# Raw data
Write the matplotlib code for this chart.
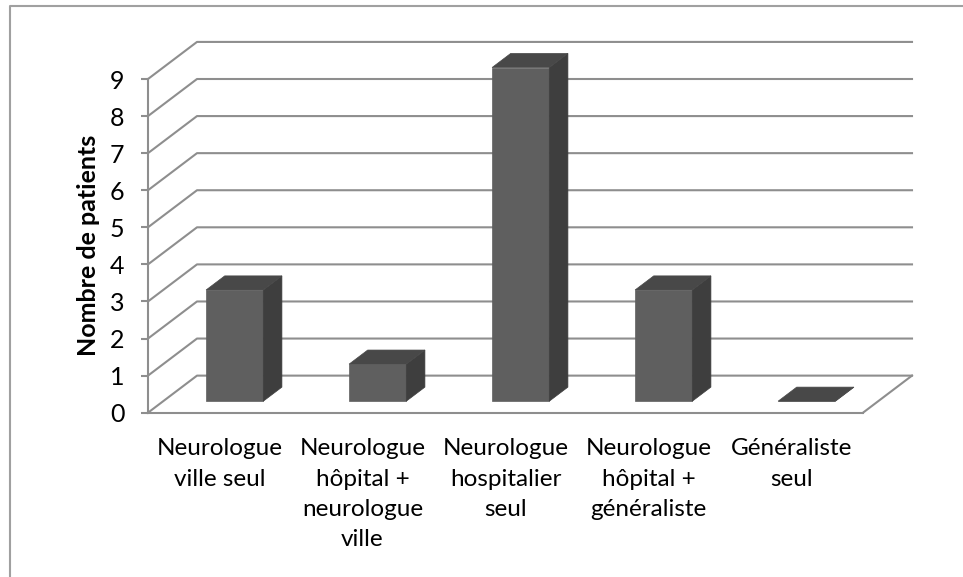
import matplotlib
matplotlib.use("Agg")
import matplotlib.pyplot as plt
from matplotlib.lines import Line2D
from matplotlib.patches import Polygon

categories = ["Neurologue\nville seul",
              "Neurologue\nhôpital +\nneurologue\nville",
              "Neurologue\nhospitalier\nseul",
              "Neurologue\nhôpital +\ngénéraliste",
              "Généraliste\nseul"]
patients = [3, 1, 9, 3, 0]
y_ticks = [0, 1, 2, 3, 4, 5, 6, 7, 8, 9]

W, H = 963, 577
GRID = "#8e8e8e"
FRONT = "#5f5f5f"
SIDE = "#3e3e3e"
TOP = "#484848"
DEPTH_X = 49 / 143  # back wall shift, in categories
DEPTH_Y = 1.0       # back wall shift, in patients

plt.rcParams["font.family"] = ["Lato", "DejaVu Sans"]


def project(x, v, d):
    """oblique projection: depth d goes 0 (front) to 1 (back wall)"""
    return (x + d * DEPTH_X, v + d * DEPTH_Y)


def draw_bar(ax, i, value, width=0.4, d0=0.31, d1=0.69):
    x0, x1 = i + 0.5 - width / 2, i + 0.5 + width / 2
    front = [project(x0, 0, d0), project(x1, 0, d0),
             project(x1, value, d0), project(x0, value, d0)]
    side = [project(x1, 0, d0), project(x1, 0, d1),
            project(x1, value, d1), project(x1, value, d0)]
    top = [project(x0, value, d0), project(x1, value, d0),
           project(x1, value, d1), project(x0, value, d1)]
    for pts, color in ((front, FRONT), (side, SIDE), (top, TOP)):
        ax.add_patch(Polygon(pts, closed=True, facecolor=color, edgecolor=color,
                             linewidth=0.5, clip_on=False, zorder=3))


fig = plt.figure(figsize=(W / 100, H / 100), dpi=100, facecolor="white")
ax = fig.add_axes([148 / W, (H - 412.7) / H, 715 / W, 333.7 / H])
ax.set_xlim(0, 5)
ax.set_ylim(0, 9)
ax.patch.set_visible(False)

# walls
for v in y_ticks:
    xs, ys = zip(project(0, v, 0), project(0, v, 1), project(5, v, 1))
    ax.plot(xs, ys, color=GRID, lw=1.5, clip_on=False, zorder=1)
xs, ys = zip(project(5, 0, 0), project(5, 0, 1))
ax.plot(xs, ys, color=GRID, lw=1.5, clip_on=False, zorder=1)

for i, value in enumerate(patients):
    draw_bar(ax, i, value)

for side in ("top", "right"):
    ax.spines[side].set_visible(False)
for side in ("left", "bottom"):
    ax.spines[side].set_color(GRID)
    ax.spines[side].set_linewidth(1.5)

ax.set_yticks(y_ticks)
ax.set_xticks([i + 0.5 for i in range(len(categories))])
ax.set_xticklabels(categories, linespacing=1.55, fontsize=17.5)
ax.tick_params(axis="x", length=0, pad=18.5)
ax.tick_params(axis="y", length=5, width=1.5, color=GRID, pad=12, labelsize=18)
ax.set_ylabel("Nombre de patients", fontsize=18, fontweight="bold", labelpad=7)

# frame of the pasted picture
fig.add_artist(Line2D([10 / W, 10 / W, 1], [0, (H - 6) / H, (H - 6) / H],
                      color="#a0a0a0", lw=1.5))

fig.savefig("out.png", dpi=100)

# Task details
Starting with the first line of the data above and ending with the line containing "from matplotlib.patches import Polygon", please restate every line exactly, leaving images out.

# Full response
Write the matplotlib code for this chart.
import matplotlib
matplotlib.use("Agg")
import matplotlib.pyplot as plt
from matplotlib.lines import Line2D
from matplotlib.patches import Polygon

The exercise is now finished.